### Short problem
In the records that follow, locate every line with "chart" and extract it.

Begin Extracted records

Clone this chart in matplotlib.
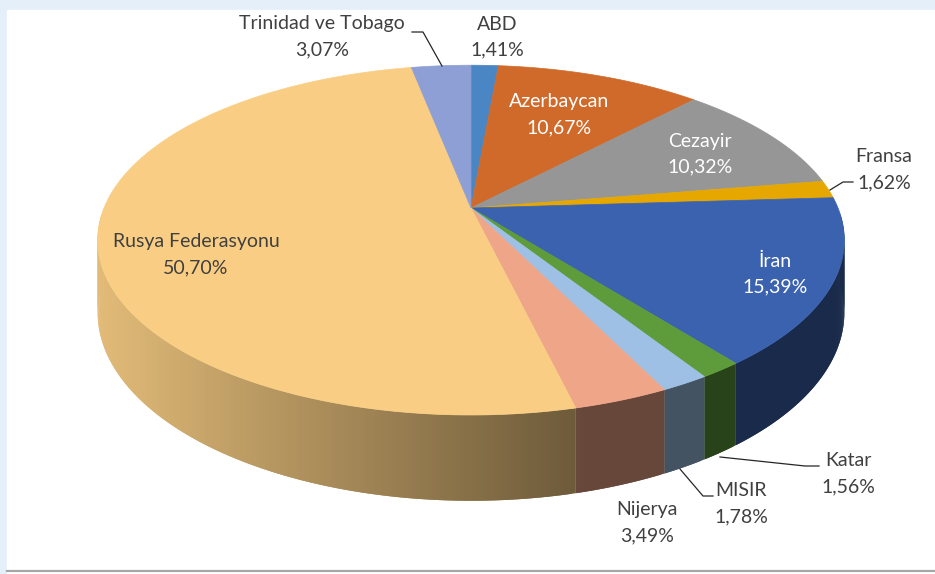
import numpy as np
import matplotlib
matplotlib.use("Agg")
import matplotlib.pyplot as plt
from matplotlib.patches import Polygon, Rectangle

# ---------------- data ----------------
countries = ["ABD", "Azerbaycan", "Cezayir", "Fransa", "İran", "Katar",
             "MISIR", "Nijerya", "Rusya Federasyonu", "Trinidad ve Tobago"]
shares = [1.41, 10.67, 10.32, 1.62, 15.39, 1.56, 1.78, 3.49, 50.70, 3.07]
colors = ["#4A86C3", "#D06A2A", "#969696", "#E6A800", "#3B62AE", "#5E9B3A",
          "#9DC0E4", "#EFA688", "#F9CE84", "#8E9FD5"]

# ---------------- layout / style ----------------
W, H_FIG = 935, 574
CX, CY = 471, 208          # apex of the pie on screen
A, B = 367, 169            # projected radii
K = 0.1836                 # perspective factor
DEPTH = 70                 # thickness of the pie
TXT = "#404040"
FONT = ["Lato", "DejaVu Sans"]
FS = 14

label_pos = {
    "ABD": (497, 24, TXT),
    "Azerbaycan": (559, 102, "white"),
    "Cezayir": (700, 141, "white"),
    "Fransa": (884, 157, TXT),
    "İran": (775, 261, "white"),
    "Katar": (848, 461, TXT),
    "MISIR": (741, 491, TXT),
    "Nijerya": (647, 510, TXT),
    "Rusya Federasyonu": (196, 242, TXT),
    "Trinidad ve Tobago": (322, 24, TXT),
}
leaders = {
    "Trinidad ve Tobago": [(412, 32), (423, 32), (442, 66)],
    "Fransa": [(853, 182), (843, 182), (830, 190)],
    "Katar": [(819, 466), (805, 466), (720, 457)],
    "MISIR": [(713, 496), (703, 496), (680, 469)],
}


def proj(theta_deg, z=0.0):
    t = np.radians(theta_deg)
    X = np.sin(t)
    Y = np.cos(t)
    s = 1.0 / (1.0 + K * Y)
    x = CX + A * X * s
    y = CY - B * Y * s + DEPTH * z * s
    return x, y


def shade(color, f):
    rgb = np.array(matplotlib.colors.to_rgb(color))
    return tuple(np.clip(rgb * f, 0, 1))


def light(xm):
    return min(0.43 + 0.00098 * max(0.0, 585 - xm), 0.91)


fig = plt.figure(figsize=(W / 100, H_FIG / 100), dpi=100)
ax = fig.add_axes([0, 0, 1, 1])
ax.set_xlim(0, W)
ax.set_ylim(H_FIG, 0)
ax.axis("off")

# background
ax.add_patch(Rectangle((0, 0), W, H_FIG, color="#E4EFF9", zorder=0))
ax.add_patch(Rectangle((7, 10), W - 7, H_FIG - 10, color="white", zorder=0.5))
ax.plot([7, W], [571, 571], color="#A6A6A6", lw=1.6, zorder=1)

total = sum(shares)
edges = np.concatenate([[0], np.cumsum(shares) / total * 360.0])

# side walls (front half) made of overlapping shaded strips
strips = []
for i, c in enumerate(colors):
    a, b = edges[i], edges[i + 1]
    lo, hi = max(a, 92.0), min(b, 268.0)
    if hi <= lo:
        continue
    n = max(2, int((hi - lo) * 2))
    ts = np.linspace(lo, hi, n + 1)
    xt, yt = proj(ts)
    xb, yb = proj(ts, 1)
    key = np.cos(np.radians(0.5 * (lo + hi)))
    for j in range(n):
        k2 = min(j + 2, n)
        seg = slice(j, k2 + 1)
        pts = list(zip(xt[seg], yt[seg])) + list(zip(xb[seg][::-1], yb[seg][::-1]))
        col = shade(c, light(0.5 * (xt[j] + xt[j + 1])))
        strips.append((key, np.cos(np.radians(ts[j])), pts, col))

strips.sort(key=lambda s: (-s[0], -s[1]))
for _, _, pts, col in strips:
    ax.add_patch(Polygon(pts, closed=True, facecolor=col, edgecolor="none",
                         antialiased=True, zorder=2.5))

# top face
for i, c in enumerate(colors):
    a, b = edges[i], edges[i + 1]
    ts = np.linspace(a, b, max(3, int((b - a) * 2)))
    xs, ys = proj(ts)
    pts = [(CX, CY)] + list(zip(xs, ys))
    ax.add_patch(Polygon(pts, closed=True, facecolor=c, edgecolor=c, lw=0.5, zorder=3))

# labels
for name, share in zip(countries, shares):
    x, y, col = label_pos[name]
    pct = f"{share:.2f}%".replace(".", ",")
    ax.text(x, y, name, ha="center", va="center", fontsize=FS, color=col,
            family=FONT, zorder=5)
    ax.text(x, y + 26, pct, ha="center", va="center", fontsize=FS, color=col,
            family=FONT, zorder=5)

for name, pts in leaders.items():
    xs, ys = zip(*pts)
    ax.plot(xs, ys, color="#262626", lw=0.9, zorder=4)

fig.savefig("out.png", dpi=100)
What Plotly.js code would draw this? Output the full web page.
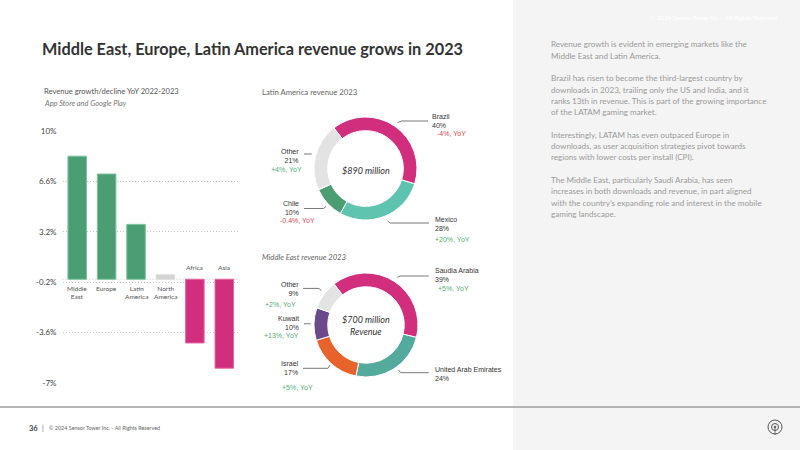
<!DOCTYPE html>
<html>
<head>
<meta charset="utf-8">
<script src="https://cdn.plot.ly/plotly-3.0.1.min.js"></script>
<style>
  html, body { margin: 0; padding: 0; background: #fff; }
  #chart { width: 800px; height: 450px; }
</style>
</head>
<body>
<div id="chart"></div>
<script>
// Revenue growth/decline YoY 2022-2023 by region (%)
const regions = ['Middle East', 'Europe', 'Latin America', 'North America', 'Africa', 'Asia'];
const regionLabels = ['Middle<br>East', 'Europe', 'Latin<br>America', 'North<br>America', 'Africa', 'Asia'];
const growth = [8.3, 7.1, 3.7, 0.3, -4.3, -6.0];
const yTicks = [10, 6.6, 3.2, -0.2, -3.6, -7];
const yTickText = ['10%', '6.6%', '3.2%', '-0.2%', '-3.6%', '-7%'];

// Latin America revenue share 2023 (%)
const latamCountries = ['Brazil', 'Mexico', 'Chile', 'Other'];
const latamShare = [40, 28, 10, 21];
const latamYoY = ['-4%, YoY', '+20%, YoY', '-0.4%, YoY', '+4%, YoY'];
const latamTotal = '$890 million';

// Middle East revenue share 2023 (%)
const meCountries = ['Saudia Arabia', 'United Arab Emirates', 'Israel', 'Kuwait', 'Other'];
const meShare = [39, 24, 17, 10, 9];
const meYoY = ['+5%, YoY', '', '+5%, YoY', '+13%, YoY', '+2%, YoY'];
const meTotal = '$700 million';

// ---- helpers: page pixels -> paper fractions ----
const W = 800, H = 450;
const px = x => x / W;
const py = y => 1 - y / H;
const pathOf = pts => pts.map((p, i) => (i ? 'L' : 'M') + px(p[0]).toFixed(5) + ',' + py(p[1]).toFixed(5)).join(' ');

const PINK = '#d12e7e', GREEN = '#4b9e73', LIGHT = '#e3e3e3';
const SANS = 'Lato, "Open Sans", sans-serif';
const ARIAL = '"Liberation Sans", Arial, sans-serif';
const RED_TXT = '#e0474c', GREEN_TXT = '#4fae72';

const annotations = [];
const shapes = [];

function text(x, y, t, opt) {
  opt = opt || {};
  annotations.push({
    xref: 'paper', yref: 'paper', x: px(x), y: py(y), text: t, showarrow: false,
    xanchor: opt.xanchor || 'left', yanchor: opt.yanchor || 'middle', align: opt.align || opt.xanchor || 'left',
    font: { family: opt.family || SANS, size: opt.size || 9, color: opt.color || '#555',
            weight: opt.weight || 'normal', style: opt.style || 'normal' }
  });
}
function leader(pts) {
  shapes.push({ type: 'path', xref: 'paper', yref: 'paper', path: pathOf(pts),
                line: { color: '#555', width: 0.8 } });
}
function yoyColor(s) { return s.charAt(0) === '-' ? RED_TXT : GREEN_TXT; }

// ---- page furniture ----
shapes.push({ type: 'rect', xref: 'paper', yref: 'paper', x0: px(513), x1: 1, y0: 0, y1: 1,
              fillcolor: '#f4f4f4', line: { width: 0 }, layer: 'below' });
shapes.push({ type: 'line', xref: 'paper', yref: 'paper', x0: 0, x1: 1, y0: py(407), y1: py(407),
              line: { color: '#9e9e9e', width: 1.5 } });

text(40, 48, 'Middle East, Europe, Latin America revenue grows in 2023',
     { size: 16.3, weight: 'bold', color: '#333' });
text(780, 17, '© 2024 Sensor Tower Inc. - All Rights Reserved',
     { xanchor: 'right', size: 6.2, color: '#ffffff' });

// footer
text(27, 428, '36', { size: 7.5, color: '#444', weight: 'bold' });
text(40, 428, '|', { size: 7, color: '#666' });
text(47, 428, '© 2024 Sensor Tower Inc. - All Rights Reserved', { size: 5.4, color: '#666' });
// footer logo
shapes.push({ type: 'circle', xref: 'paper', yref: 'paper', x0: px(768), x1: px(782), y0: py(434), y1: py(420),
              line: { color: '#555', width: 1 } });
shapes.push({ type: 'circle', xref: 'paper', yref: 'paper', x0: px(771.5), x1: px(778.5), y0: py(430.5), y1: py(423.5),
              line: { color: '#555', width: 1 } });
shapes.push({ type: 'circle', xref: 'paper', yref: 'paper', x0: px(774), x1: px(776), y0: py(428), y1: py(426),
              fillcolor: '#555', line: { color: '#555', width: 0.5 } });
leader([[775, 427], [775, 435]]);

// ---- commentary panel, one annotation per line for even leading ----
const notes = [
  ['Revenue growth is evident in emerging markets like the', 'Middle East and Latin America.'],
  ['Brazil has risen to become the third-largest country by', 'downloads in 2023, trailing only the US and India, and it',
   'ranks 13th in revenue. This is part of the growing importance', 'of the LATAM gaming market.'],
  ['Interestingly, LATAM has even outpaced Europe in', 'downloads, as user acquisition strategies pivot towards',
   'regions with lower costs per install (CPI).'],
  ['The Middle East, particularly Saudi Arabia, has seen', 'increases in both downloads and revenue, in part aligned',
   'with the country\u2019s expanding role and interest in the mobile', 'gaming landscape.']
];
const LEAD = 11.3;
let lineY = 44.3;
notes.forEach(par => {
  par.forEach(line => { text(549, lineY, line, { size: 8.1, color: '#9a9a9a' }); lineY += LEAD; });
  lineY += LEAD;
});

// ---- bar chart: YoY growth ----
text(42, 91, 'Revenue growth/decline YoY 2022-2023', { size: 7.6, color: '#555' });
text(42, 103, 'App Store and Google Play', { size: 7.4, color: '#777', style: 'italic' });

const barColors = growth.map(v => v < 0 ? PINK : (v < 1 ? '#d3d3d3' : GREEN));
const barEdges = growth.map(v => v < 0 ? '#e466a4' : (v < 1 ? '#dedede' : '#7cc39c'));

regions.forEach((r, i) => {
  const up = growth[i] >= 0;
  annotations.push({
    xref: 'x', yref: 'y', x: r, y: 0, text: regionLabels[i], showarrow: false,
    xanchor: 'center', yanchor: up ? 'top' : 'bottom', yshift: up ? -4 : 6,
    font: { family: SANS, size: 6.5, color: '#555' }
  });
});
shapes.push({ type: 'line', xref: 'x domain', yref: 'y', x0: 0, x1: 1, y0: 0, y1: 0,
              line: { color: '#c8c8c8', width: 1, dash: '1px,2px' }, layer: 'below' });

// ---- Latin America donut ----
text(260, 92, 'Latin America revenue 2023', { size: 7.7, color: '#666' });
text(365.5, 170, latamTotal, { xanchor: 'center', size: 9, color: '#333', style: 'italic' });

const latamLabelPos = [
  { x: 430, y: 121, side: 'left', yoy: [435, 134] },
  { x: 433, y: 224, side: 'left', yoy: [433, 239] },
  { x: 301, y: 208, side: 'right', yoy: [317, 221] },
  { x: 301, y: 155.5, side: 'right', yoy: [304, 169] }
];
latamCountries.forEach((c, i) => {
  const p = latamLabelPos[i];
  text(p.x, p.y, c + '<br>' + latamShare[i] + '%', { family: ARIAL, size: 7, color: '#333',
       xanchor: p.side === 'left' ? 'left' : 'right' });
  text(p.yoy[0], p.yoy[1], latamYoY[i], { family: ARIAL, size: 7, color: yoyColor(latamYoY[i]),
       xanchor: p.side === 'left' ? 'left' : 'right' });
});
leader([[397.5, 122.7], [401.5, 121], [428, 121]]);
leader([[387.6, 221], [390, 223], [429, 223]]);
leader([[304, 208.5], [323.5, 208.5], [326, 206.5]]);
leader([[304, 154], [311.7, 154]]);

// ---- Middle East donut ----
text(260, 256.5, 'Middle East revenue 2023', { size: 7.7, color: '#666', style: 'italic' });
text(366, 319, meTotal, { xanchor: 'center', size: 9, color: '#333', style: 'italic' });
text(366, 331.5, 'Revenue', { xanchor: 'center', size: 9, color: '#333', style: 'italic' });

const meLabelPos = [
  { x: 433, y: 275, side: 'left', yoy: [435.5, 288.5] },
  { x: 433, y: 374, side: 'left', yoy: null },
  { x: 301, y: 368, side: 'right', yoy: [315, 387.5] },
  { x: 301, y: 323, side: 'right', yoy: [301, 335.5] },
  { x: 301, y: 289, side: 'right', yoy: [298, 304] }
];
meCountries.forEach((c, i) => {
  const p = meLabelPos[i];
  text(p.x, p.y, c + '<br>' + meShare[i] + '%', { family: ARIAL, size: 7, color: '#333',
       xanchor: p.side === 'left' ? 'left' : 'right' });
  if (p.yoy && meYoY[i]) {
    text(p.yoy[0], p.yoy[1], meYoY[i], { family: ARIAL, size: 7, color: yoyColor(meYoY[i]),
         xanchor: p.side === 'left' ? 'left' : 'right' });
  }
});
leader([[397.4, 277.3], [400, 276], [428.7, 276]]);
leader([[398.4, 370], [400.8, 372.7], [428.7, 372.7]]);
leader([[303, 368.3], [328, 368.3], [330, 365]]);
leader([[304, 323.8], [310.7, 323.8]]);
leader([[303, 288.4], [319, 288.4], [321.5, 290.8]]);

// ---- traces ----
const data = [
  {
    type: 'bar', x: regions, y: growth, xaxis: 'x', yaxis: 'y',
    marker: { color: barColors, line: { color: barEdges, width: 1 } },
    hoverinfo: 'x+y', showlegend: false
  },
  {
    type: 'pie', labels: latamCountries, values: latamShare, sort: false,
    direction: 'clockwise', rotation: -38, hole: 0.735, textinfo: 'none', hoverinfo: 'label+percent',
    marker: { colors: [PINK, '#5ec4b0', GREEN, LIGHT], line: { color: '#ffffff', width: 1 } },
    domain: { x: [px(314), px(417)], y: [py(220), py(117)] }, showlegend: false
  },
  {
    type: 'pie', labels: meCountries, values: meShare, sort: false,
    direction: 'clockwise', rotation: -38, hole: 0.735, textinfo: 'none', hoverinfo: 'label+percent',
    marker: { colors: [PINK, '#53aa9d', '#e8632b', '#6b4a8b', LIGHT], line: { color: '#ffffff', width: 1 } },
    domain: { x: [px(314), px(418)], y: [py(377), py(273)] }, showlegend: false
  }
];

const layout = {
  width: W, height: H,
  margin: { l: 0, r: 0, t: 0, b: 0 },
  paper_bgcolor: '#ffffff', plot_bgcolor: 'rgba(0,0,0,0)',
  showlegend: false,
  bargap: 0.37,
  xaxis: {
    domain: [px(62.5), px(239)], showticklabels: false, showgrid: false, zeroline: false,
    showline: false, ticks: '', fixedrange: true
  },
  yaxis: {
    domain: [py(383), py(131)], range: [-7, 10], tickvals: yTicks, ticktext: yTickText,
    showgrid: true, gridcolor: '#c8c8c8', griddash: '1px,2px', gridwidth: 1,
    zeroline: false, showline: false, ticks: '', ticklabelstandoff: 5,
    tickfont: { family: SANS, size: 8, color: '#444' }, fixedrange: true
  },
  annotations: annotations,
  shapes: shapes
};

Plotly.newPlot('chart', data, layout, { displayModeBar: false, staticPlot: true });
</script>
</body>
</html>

End Extracted records

### Result
Clone this chart in matplotlib.
  #chart { width: 800px; height: 450px; }
<div id="chart"></div>
// ---- bar chart: YoY growth ----
Plotly.newPlot('chart', data, layout, { displayModeBar: false, staticPlot: true });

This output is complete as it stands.